## EXERCISE TASK
Take the lines of the data below from the very first through the line containing "n_sv = len(sieve_sizes)" and output them exactly, pictures excluded.

## THE DATA
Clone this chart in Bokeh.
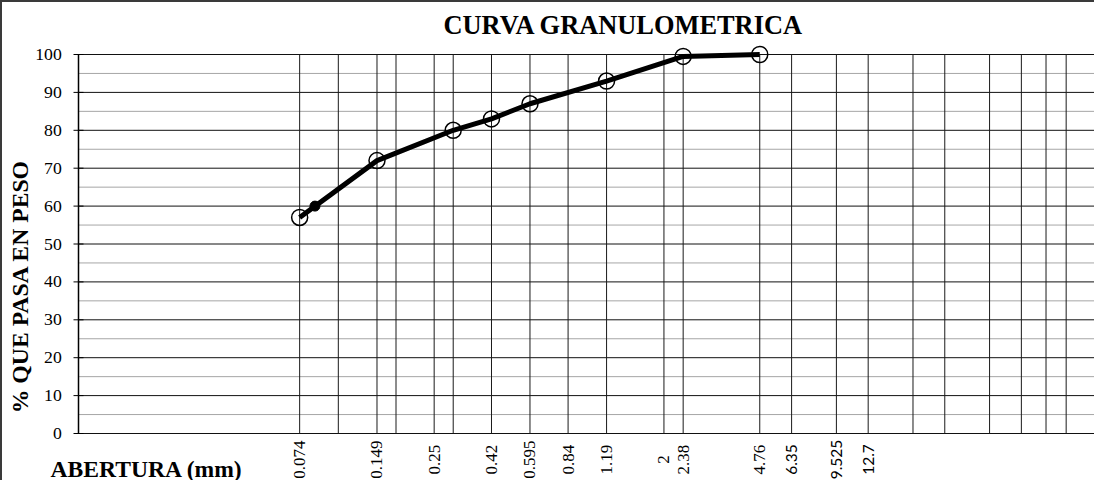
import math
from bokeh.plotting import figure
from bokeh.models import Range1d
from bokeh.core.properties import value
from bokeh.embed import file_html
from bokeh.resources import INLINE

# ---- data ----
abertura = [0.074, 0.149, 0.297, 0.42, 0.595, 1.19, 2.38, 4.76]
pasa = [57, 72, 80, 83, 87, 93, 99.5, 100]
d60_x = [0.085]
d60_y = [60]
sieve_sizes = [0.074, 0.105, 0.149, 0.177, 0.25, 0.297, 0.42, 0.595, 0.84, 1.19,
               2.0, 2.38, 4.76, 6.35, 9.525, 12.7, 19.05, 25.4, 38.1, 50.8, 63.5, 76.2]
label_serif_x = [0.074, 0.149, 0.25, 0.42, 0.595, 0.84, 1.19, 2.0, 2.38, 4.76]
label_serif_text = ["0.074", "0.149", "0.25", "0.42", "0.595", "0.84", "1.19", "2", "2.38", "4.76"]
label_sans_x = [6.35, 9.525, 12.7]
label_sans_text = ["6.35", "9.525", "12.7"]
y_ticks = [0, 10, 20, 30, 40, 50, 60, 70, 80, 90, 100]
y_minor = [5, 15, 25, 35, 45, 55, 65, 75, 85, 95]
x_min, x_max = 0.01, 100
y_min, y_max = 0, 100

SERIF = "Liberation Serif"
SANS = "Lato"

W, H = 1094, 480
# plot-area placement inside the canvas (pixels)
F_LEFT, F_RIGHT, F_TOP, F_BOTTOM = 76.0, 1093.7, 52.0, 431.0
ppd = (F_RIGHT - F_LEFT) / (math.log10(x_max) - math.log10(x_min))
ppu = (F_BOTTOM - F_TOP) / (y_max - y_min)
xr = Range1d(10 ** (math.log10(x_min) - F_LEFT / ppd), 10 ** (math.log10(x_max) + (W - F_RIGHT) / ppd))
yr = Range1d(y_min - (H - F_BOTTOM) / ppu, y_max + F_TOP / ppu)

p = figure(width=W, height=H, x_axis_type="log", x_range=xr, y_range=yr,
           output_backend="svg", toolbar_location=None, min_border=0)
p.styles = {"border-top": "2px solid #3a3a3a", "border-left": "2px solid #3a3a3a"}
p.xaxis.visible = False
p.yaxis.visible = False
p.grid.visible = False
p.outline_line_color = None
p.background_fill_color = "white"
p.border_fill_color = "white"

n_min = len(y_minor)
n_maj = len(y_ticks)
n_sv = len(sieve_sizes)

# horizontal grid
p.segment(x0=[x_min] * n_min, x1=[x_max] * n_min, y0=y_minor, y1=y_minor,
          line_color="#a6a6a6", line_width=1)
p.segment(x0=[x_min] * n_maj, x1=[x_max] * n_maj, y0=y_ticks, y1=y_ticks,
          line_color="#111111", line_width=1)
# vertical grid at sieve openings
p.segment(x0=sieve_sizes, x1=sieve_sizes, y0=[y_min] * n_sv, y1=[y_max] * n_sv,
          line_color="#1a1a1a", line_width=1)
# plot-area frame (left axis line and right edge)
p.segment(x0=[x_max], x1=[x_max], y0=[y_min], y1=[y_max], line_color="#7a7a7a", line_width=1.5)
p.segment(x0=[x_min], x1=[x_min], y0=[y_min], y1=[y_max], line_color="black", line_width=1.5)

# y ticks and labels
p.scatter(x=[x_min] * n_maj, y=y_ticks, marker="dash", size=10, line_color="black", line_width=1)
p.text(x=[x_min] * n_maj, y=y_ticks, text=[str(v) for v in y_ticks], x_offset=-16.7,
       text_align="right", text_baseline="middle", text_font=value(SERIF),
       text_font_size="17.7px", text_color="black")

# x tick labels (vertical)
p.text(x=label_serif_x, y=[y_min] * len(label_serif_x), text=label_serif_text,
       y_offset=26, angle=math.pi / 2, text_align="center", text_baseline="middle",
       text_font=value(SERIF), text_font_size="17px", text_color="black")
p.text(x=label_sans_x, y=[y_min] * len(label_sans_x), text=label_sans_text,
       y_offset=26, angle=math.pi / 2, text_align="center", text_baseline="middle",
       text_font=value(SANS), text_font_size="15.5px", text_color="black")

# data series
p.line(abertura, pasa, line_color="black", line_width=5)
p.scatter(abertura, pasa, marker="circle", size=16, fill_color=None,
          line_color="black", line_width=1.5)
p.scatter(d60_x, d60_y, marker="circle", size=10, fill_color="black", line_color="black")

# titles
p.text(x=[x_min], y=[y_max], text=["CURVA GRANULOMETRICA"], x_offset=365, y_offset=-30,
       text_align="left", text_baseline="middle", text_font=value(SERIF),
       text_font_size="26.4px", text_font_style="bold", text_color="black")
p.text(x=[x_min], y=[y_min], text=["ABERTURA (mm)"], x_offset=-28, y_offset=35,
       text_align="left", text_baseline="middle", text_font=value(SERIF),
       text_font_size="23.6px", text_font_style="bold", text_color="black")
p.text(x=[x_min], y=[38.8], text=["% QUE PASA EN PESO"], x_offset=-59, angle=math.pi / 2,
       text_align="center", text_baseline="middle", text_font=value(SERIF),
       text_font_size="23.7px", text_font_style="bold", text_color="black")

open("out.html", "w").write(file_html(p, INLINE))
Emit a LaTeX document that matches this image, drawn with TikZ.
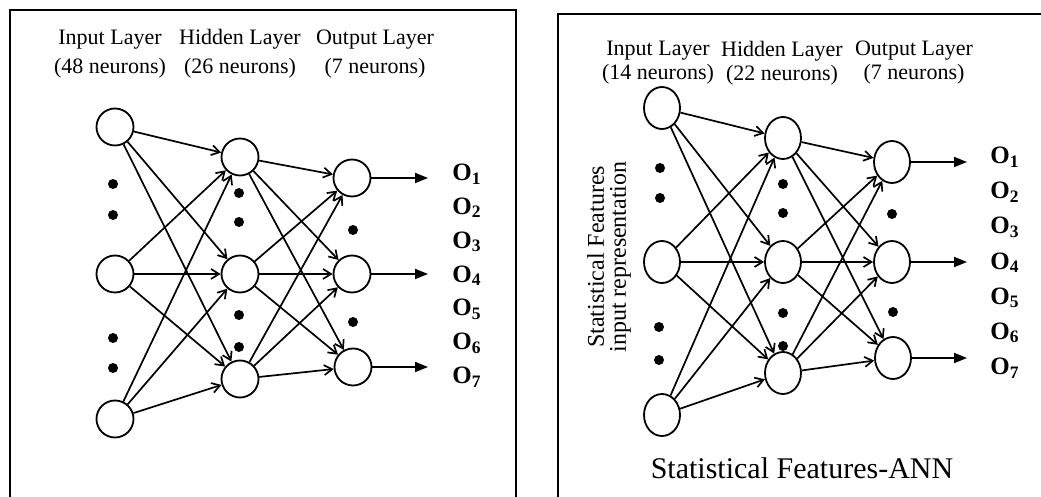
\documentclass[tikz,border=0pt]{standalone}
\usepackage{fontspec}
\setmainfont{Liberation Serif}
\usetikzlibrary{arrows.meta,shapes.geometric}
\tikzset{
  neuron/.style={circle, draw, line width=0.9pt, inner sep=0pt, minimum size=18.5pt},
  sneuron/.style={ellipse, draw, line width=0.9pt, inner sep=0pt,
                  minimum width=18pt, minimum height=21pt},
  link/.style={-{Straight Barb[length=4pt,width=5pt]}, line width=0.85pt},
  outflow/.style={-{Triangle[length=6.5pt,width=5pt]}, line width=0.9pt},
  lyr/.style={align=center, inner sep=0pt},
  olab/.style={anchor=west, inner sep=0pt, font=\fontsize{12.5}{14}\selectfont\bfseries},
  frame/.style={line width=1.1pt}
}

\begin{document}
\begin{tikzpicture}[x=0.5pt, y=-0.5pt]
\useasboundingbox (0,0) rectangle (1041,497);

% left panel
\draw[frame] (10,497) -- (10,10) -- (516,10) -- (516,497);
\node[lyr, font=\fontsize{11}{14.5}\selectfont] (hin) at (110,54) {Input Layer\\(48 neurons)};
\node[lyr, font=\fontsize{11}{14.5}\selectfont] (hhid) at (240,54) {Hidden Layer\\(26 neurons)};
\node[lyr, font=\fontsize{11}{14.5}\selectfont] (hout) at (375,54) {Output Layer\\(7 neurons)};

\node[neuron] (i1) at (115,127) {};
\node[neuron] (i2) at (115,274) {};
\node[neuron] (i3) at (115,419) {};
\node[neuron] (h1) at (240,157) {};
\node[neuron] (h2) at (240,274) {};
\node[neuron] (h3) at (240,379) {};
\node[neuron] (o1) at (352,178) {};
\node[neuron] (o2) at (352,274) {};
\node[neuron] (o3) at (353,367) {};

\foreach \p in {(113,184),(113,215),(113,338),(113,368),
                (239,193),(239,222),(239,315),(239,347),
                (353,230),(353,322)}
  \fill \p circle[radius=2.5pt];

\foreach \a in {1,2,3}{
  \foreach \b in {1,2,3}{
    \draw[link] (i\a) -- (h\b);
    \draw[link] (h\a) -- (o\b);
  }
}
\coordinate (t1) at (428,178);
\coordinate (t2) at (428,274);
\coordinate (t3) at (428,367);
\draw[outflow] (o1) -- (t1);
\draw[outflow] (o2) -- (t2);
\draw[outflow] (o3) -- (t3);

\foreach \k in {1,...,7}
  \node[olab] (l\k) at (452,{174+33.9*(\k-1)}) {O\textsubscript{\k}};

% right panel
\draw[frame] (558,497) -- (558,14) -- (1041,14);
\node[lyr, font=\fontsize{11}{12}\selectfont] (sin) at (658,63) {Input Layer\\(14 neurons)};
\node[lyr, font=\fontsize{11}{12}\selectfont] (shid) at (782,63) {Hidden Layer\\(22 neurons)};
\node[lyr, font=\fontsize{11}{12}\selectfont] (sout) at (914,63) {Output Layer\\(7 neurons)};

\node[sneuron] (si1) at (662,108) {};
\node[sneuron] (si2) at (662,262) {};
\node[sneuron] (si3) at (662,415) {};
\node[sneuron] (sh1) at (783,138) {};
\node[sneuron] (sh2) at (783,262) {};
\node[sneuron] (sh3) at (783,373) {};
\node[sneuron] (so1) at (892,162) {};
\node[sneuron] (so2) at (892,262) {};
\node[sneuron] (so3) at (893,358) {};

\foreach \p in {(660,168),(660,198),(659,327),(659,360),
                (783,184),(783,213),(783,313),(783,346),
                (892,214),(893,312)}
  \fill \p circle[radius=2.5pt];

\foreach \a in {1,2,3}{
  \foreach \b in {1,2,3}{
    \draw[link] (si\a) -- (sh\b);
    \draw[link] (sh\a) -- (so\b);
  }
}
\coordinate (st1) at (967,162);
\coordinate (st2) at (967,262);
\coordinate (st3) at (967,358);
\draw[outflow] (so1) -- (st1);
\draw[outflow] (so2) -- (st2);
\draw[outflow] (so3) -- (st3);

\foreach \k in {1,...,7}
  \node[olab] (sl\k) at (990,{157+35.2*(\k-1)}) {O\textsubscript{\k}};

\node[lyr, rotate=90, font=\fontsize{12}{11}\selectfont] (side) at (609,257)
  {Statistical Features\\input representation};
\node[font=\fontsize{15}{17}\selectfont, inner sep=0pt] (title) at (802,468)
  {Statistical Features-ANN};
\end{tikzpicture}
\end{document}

## TASK RESULT
Clone this chart in Bokeh.
import math
from bokeh.plotting import figure
from bokeh.models import Range1d
from bokeh.core.properties import value
from bokeh.embed import file_html
from bokeh.resources import INLINE

# ---- data ----
abertura = [0.074, 0.149, 0.297, 0.42, 0.595, 1.19, 2.38, 4.76]
pasa = [57, 72, 80, 83, 87, 93, 99.5, 100]
d60_x = [0.085]
d60_y = [60]
sieve_sizes = [0.074, 0.105, 0.149, 0.177, 0.25, 0.297, 0.42, 0.595, 0.84, 1.19,
               2.0, 2.38, 4.76, 6.35, 9.525, 12.7, 19.05, 25.4, 38.1, 50.8, 63.5, 76.2]
label_serif_x = [0.074, 0.149, 0.25, 0.42, 0.595, 0.84, 1.19, 2.0, 2.38, 4.76]
label_serif_text = ["0.074", "0.149", "0.25", "0.42", "0.595", "0.84", "1.19", "2", "2.38", "4.76"]
label_sans_x = [6.35, 9.525, 12.7]
label_sans_text = ["6.35", "9.525", "12.7"]
y_ticks = [0, 10, 20, 30, 40, 50, 60, 70, 80, 90, 100]
y_minor = [5, 15, 25, 35, 45, 55, 65, 75, 85, 95]
x_min, x_max = 0.01, 100
y_min, y_max = 0, 100

SERIF = "Liberation Serif"
SANS = "Lato"

W, H = 1094, 480
# plot-area placement inside the canvas (pixels)
F_LEFT, F_RIGHT, F_TOP, F_BOTTOM = 76.0, 1093.7, 52.0, 431.0
ppd = (F_RIGHT - F_LEFT) / (math.log10(x_max) - math.log10(x_min))
ppu = (F_BOTTOM - F_TOP) / (y_max - y_min)
xr = Range1d(10 ** (math.log10(x_min) - F_LEFT / ppd), 10 ** (math.log10(x_max) + (W - F_RIGHT) / ppd))
yr = Range1d(y_min - (H - F_BOTTOM) / ppu, y_max + F_TOP / ppu)

p = figure(width=W, height=H, x_axis_type="log", x_range=xr, y_range=yr,
           output_backend="svg", toolbar_location=None, min_border=0)
p.styles = {"border-top": "2px solid #3a3a3a", "border-left": "2px solid #3a3a3a"}
p.xaxis.visible = False
p.yaxis.visible = False
p.grid.visible = False
p.outline_line_color = None
p.background_fill_color = "white"
p.border_fill_color = "white"

n_min = len(y_minor)
n_maj = len(y_ticks)
n_sv = len(sieve_sizes)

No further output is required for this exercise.